**Information provided:**
┄┄┄┄┄┄

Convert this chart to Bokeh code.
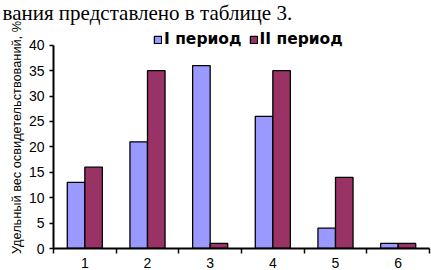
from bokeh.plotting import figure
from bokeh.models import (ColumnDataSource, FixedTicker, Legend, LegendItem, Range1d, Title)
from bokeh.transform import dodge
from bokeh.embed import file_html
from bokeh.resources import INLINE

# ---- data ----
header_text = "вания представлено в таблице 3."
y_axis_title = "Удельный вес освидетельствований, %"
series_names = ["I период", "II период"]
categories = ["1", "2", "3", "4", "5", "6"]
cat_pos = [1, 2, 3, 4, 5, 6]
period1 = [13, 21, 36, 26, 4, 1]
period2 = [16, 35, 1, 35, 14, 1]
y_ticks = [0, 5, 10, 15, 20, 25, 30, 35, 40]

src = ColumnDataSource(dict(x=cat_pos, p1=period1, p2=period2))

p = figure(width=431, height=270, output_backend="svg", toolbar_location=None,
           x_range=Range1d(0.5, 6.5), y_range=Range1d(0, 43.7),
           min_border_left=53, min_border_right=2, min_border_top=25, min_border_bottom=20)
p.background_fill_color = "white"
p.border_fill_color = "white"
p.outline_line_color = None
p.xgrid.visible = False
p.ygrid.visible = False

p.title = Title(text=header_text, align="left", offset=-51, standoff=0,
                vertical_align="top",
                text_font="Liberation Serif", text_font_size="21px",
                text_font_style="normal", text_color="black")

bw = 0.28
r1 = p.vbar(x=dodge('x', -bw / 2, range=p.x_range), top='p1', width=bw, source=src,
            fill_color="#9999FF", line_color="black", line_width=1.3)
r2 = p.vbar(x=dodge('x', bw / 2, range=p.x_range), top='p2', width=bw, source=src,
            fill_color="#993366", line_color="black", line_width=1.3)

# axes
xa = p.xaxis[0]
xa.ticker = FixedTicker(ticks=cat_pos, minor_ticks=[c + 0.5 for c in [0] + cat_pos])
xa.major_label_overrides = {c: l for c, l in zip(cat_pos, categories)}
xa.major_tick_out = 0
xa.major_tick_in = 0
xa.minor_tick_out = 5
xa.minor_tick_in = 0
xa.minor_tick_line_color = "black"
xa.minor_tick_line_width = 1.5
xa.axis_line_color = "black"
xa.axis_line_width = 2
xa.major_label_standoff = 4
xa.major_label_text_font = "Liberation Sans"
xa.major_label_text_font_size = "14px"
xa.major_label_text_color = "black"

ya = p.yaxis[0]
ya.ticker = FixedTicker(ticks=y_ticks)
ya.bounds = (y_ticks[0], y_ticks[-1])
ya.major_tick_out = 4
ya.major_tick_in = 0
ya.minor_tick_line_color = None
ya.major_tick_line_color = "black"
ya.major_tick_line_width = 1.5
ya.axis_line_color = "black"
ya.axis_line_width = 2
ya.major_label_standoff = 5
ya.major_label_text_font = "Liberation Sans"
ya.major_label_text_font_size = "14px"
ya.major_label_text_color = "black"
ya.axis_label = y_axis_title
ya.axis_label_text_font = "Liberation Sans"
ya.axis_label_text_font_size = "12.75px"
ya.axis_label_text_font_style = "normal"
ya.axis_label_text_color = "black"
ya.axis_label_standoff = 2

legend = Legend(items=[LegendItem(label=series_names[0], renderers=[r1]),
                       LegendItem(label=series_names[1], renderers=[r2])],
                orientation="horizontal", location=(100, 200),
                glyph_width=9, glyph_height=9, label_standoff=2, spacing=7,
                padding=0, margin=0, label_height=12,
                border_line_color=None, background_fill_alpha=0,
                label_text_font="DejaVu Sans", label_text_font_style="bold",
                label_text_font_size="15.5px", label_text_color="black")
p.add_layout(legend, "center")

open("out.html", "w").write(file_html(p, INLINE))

┄┄┄┄┄┄

**Exercise description:**
Without including any pictures, reproduce the listing exactly.

**Full answer:**
Convert this chart to Bokeh code.
from bokeh.plotting import figure
from bokeh.models import (ColumnDataSource, FixedTicker, Legend, LegendItem, Range1d, Title)
from bokeh.transform import dodge
from bokeh.embed import file_html
from bokeh.resources import INLINE

# ---- data ----
header_text = "вания представлено в таблице 3."
y_axis_title = "Удельный вес освидетельствований, %"
series_names = ["I период", "II период"]
categories = ["1", "2", "3", "4", "5", "6"]
cat_pos = [1, 2, 3, 4, 5, 6]
period1 = [13, 21, 36, 26, 4, 1]
period2 = [16, 35, 1, 35, 14, 1]
y_ticks = [0, 5, 10, 15, 20, 25, 30, 35, 40]

src = ColumnDataSource(dict(x=cat_pos, p1=period1, p2=period2))

p = figure(width=431, height=270, output_backend="svg", toolbar_location=None,
           x_range=Range1d(0.5, 6.5), y_range=Range1d(0, 43.7),
           min_border_left=53, min_border_right=2, min_border_top=25, min_border_bottom=20)
p.background_fill_color = "white"
p.border_fill_color = "white"
p.outline_line_color = None
p.xgrid.visible = False
p.ygrid.visible = False

p.title = Title(text=header_text, align="left", offset=-51, standoff=0,
                vertical_align="top",
                text_font="Liberation Serif", text_font_size="21px",
                text_font_style="normal", text_color="black")

bw = 0.28
r1 = p.vbar(x=dodge('x', -bw / 2, range=p.x_range), top='p1', width=bw, source=src,
            fill_color="#9999FF", line_color="black", line_width=1.3)
r2 = p.vbar(x=dodge('x', bw / 2, range=p.x_range), top='p2', width=bw, source=src,
            fill_color="#993366", line_color="black", line_width=1.3)

# axes
xa = p.xaxis[0]
xa.ticker = FixedTicker(ticks=cat_pos, minor_ticks=[c + 0.5 for c in [0] + cat_pos])
xa.major_label_overrides = {c: l for c, l in zip(cat_pos, categories)}
xa.major_tick_out = 0
xa.major_tick_in = 0
xa.minor_tick_out = 5
xa.minor_tick_in = 0
xa.minor_tick_line_color = "black"
xa.minor_tick_line_width = 1.5
xa.axis_line_color = "black"
xa.axis_line_width = 2
xa.major_label_standoff = 4
xa.major_label_text_font = "Liberation Sans"
xa.major_label_text_font_size = "14px"
xa.major_label_text_color = "black"

ya = p.yaxis[0]
ya.ticker = FixedTicker(ticks=y_ticks)
ya.bounds = (y_ticks[0], y_ticks[-1])
ya.major_tick_out = 4
ya.major_tick_in = 0
ya.minor_tick_line_color = None
ya.major_tick_line_color = "black"
ya.major_tick_line_width = 1.5
ya.axis_line_color = "black"
ya.axis_line_width = 2
ya.major_label_standoff = 5
ya.major_label_text_font = "Liberation Sans"
ya.major_label_text_font_size = "14px"
ya.major_label_text_color = "black"
ya.axis_label = y_axis_title
ya.axis_label_text_font = "Liberation Sans"
ya.axis_label_text_font_size = "12.75px"
ya.axis_label_text_font_style = "normal"
ya.axis_label_text_color = "black"
ya.axis_label_standoff = 2

legend = Legend(items=[LegendItem(label=series_names[0], renderers=[r1]),
                       LegendItem(label=series_names[1], renderers=[r2])],
                orientation="horizontal", location=(100, 200),
                glyph_width=9, glyph_height=9, label_standoff=2, spacing=7,
                padding=0, margin=0, label_height=12,
                border_line_color=None, background_fill_alpha=0,
                label_text_font="DejaVu Sans", label_text_font_style="bold",
                label_text_font_size="15.5px", label_text_color="black")
p.add_layout(legend, "center")

open("out.html", "w").write(file_html(p, INLINE))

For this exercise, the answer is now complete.